Und Olaf Scholz? Dem Bundeskanzler eilt zu Recht der Ruf voraus, immer schon alles besser und früher als die anderen gewusst zu haben – vor allem auf dem Gebiet der Finanzpolitik. Schon früher drangsalierte er Parteigenossen damit, und schon früher neigte er dazu, mit seinen Absichten geheimniskrämerisch umzugehen. Gesprächspartner, die ihre Ausführungen weniger konzise in die Länge ziehen, gehören nicht zu seinen Favoriten, was ihm den Ruf hanseatischer Arroganz einträgt. Christian Lindner (FDP) ist von ähnlichem Naturell. Die Ausführungen des Finanzministers zeichnen sich durch ständige Wiederholungen des zuvor Gesagten aus, was den Langmut der Gesprächs- und Verhandlungspartner strapaziert.
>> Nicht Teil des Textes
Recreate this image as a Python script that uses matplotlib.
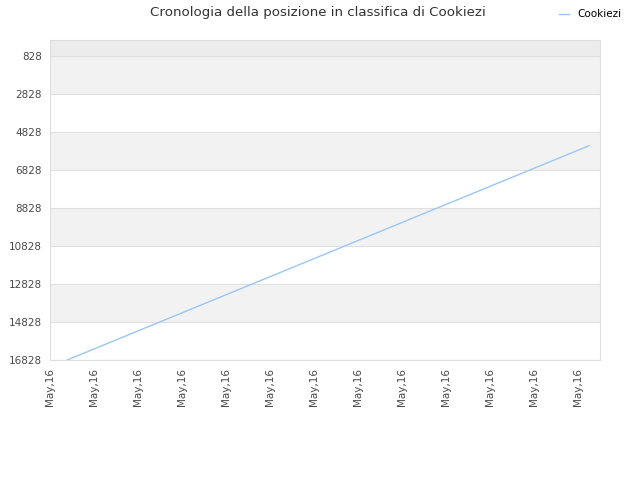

Wirtschafts- und Klimaschutzminister Robert Habeck (Grüne) ist von anderer Art; ihm wiederum werden wegen seiner mäandernden Darlegungsformen Vorhaltungen gemacht.
Den Kanon gibt es: „Die Menschen sind schlecht. Sie denken an sich. Nur ich denke an mich.“ Bundespolitiker denken amts- und pflichtgemäß zuerst an den Bund. Das Motto der Landespolitiker lautet aus ebensolchen Gründen: „Erst das Land, dann der Bund.“ Ein „Früher war alles besser!“ schwingt bei den Bewertungen mit, nie sei das Bund-Länder-Verhältnis so schlecht gewesen wie jetzt. Doch so wie Tarifparteien auch fanden Bund und Länder noch immer einen Ausgleich. Dann geben sie sich befriedet – bis zum nächsten Mal.